Infectious Disease Can be Slowed by Biodiversity
Infectious diseases in many ecosystems can be slowed by protecting biodiversity, Summit Voice reports.
“With greater diversity of species, you get a dilution effect that can reduce the severity of disease,” Catherine Searle, an Oregon State University zoologist and lead author of a recent study that looks at the role of biodiversity in slowing the spread of deadly diseases, told Summit. “Some species are poor hosts, some may not get infected at all, and this tends to slow disease transmission,” Searle continued.

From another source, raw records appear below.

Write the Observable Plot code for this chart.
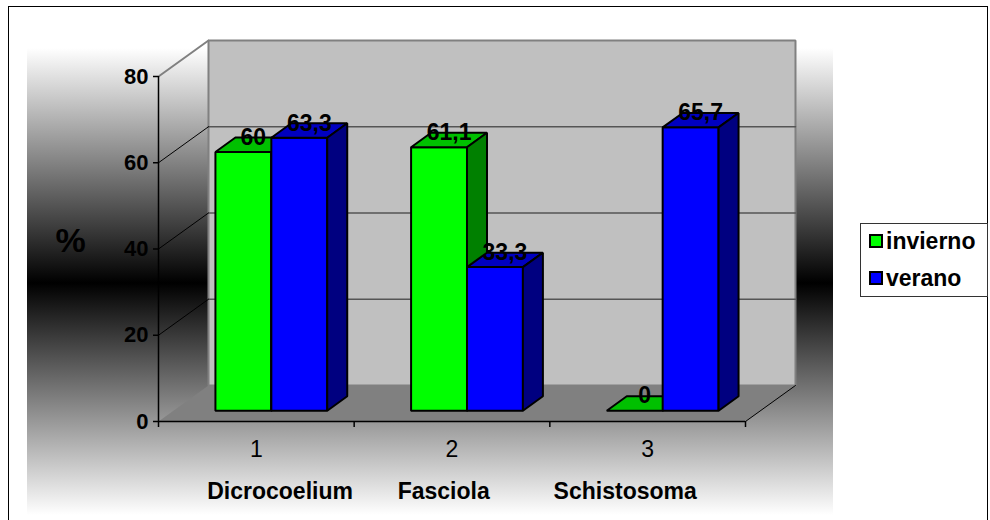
<!DOCTYPE html>
<html>
<head>
<meta charset="utf-8">
<script src="https://cdn.jsdelivr.net/npm/d3@7"></script>
<script src="https://cdn.jsdelivr.net/npm/@observablehq/plot@0.6"></script>
<style>
  html, body { margin: 0; padding: 0; background: #fff; }
  #chart { position: relative; width: 990px; height: 520px; overflow: hidden;
           font-family: Arial, "Liberation Sans", sans-serif; }
  #chart .frame { position: absolute; left: 8px; top: 6px; width: 980px; height: 520px;
                  border: 1px solid #000; box-sizing: border-box; }
  #chart .shade { position: absolute; left: 27px; top: 48px; width: 806px; height: 467px;
                  background: linear-gradient(to bottom, #fff 0%, #000 50.3%, #fff 100%); }
  #chart svg { position: absolute; left: 0; top: 0; }
  #chart .legend { position: absolute; left: 860px; top: 223px; width: 128px; height: 74px;
                   box-sizing: border-box; border: 1px solid #333; background: #fff;
                   font-weight: bold; font-size: 23px; color: #000; }
  #chart .legend .row { position: absolute; left: 8px; height: 26px; display: flex; align-items: center; }
  #chart .legend .sw { width: 10px; height: 10px; border: 2px solid #000; margin-right: 3px; }
</style>
</head>
<body>
<div id="chart">
  <div class="frame"></div>
  <div class="shade"></div>
</div>
<script>
// Parasite prevalence (%) by season
const categories = ["Dicrocoelium", "Fasciola", "Schistosoma"];
const categoryNumbers = ["1", "2", "3"];
const seriesNames = ["invierno", "verano"];
const invierno = [60, 61.1, 0];
const verano = [63.3, 33.3, 65.7];
const yTicks = [0, 20, 40, 60, 80];
const yAxisTitle = "%";

// Colours for each series: front, top and side faces of the 3D columns
const seriesColors = [
  { front: "#00ff00", top: "#00c000", side: "#008000" },
  { front: "#0000ff", top: "#0000c0", side: "#000080" }
];

// Oblique projection of the depth axis, expressed in data units
const DEPTH_X = 0.2555;   // category widths per full depth
const DEPTH_Y = 8.35;     // percentage points per full depth
const BAR_W = 1 / 3.5;    // column width (gap width 150%)
const D0 = 0.3, D1 = 0.7; // front and back of the columns along the depth axis
const Y_MAX = yTicks[yTicks.length - 1];
const N = categories.length;

const proj = (u, v, d) => ({ x: u + d * DEPTH_X, y: v + d * DEPTH_Y });

// Build polygons as vertex tables (one id per face, drawn in order)
function polygonTable() {
  const rows = [];
  let id = 0;
  return {
    rows,
    add(fill, pts) {
      const k = id++;
      for (const [u, v, d] of pts) rows.push({ id: k, fill, ...proj(u, v, d) });
    }
  };
}

const wall = polygonTable();
wall.add("#c0c0c0", [[0, 0, 1], [N, 0, 1], [N, Y_MAX, 1], [0, Y_MAX, 1]]);

const floor = polygonTable();
floor.add("#808080", [[0, 0, 0], [N, 0, 0], [N, 0, 1], [0, 0, 1]]);

const values = [invierno, verano];
const columns = polygonTable();
const labels = [];
for (let i = 0; i < N; i++) {
  for (let s = 0; s < seriesNames.length; s++) {
    const v = values[s][i];
    const x0 = i + 0.5 + (s - 1) * BAR_W;
    const x1 = x0 + BAR_W;
    const c = seriesColors[s];
    if (v > 0) columns.add(c.front, [[x0, 0, D0], [x1, 0, D0], [x1, v, D0], [x0, v, D0]]);
    columns.add(c.top, [[x0, v, D0], [x1, v, D0], [x1, v, D1], [x0, v, D1]]);
    if (v > 0) columns.add(c.side, [[x1, 0, D0], [x1, 0, D1], [x1, v, D1], [x1, v, D0]]);
    const mid = proj((x0 + x1) / 2, v, (D0 + D1) / 2);
    labels.push({ ...mid, text: String(v).replace(".", ",") });
  }
}

// Gridlines: back wall (horizontal) and side wall (diagonal)
const gridTicks = yTicks.filter((t) => t > 0 && t < Y_MAX);
const backGrid = gridTicks.flatMap((t) => [
  { t, ...proj(0, t, 1) }, { t, ...proj(N, t, 1) }
]);
const sideGrid = gridTicks.flatMap((t) => [
  { t, ...proj(0, t, 0) }, { t, ...proj(0, t, 1) }
]);
const wallEdges = [
  { k: "top", ...proj(0, Y_MAX, 0) }, { k: "top", ...proj(0, Y_MAX, 1) }
];
const floorEdge = [
  { k: "r", ...proj(N, 0, 0) }, { k: "r", ...proj(N, 0, 1) }
];

// Category axis title, names separated by runs of non-breaking spaces
const nb = (n) => "\u00a0".repeat(n);
const axisTitle = categories[0] + nb(7) + categories[1] + nb(10) + categories[2];

const chart = Plot.plot({
  width: 990,
  height: 520,
  marginLeft: 158,
  marginRight: 245,
  marginTop: 76,
  marginBottom: 99,
  style: { background: "transparent", fontFamily: 'Arial, "Liberation Sans", sans-serif', color: "#000" },
  x: { type: "linear", domain: [0, N] },
  y: { type: "linear", domain: [0, Y_MAX] },
  color: { type: "identity" },
  marks: [
    // back wall
    Plot.line(wall.rows, { x: "x", y: "y", z: "id", fill: "fill", stroke: "#808080", strokeWidth: 2, curve: "linear-closed", strokeLinejoin: "miter" }),
    Plot.line(wallEdges, { x: "x", y: "y", z: "k", stroke: "#808080", strokeWidth: 2 }),
    // floor
    Plot.line(floor.rows, { x: "x", y: "y", z: "id", fill: "fill", stroke: "none", curve: "linear-closed" }),
    Plot.line(floorEdge, { x: "x", y: "y", z: "k", stroke: "#000", strokeWidth: 1 }),
    // gridlines
    Plot.line(backGrid, { x: "x", y: "y", z: "t", stroke: "#555", strokeWidth: 1.5 }),
    Plot.line(sideGrid, { x: "x", y: "y", z: "t", stroke: "#000", strokeWidth: 1 }),
    // axes
    Plot.ruleX([0], { y1: 0, y2: Y_MAX, stroke: "#000", strokeWidth: 1.5 }),
    Plot.ruleY([0], { x1: 0, x2: N, stroke: "#000", strokeWidth: 1.5 }),
    Plot.axisY({ ticks: yTicks, tickSize: 5, tickPadding: 5, fontSize: 22, fontWeight: "bold", label: null, strokeWidth: 1.5 }),
    Plot.axisX({ ticks: d3.range(N + 1), tickSize: 6, tickFormat: () => "", label: null, strokeWidth: 1.5 }),
    Plot.axisX({ ticks: d3.range(N).map((i) => i + 0.5), tickSize: 0, tickPadding: 19, fontSize: 23,
                 tickFormat: (d) => categoryNumbers[Math.floor(d)], label: null }),
    // 3D columns
    Plot.line(columns.rows, { x: "x", y: "y", z: "id", fill: "fill", stroke: "#000", strokeWidth: 2, curve: "linear-closed", strokeLinejoin: "miter" }),
    // value labels
    Plot.text(labels, { x: "x", y: "y", text: "text", lineAnchor: "bottom", fontSize: 23, fontWeight: "bold", fill: "#000" }),
    // titles
    Plot.text([axisTitle], { frameAnchor: "bottom", lineAnchor: "bottom", dy: 77, fontSize: 23, fontWeight: "bold", fill: "#000" }),
    Plot.text([yAxisTitle], { frameAnchor: "left", textAnchor: "middle", lineAnchor: "bottom", dx: -88, dy: 3, fontSize: 34, fontWeight: "bold", fill: "#000" })
  ]
});

const root = document.getElementById("chart");
root.appendChild(chart);

// Legend
const legend = document.createElement("div");
legend.className = "legend";
seriesNames.forEach((name, s) => {
  const row = document.createElement("div");
  row.className = "row";
  row.style.top = (4 + s * 37) + "px";
  const sw = document.createElement("span");
  sw.className = "sw";
  sw.style.background = seriesColors[s].front;
  const label = document.createElement("span");
  label.textContent = name;
  row.appendChild(sw);
  row.appendChild(label);
  legend.appendChild(row);
});
root.appendChild(legend);
</script>
</body>
</html>
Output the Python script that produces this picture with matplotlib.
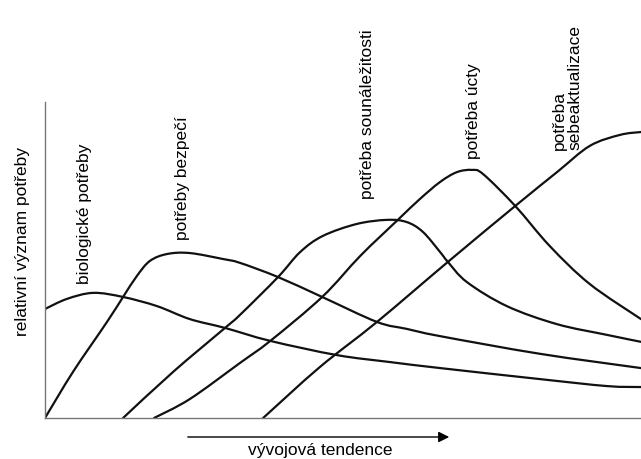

“This has been shown in other systems like Lyme disease which infects humans, mice and deer,” she added. “No one has really considered the dilution effect much in amphibians, which are experiencing population declines throughout the world. It’s an underappreciated value of biodiversity.”
Andrew Blaustein, a co-author of the study, professor of zoology at OSU, and leading researcher on the causes of amphibian declines, told Summit, “Emerging infectious diseases are on the rise in many ecosystems. Protection of biodiversity may help reduce diseases.”
“It’s another strong argument for why diverse ecosystems are so important in general. And it’s very clear that biodiversity is much easier to protect than it is to restore once it’s lost,” he added.
The study will be published this week in Proceedings of the National Academy of Sciences.